A walk through TNC’s Green Swamp Preserve offers a glimpse into what the region looked like before European arrival. It remains one of the best existing examples of healthy longleaf pine savannas interspersed with pocosin wetlands.

Healing the Land While Healing Each Other 

“Hooheh” is the Woccon word for longleaf pine, and “Yau” means fire.  The Hooheh Restoration Cultural Burn Program, funded by the National Fish and Wildlife Foundation and TNC, is  reintroducing traditional fire management practices to tribal communities, restoring longleaf pine ecosystems, educational programs for kids, and fostering opportunities for the Waccamaw Siouan Tribe to engage in decision-making, economic development, and co-management of ancestral land.

On February 2025, as part of the longleaf restoration, the Waccamaw Siouan Tribe hosted a tree planting ceremony on their tribal grounds in southern Bladen County. “It was the first time our people have come together for something like that, ever,” Windy shares.

Quote: Windy Daniels

“We had representation from all of the original families, and it was an amazing day of celebration and community. And I’m not sure what it was, but you could just feel the ancestors there with us that day.”

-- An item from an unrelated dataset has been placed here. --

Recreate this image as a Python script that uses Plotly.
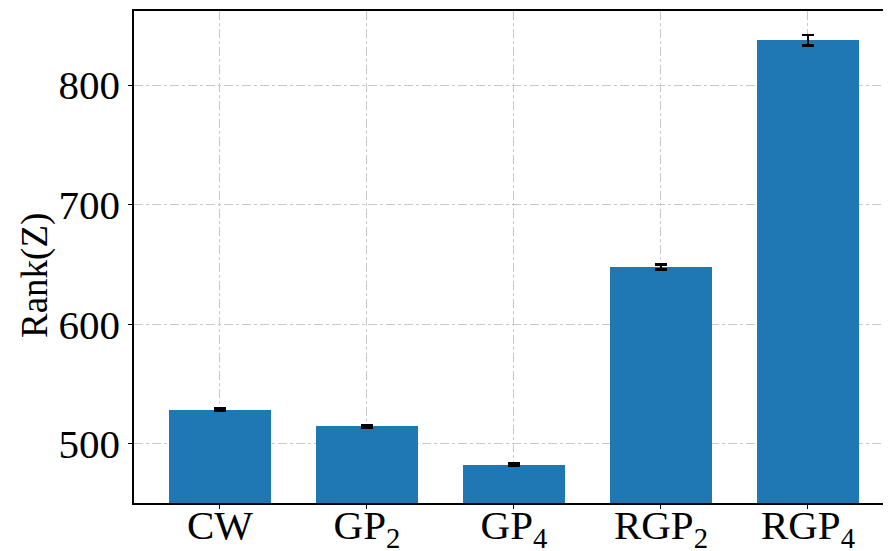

TNC’s Plant a Billion campaign helped prepare the site and plant 18 acres of longleaf. The ceremony highlighted the work of the Hooheh initiative, including a ceremonial planting of trees in a circular pattern, which will eventually bend and form an ouke”—a traditional home. Each tree represented one of the main families of the Tribe and was planted by an Elder from that family.

“We know they won't be there to see that, but by having them plant those trees, it is a continuation of their spirit and love growing with us forever,” Windy says. “This was a powerful and emotional connection that further tied us to the land and our people.”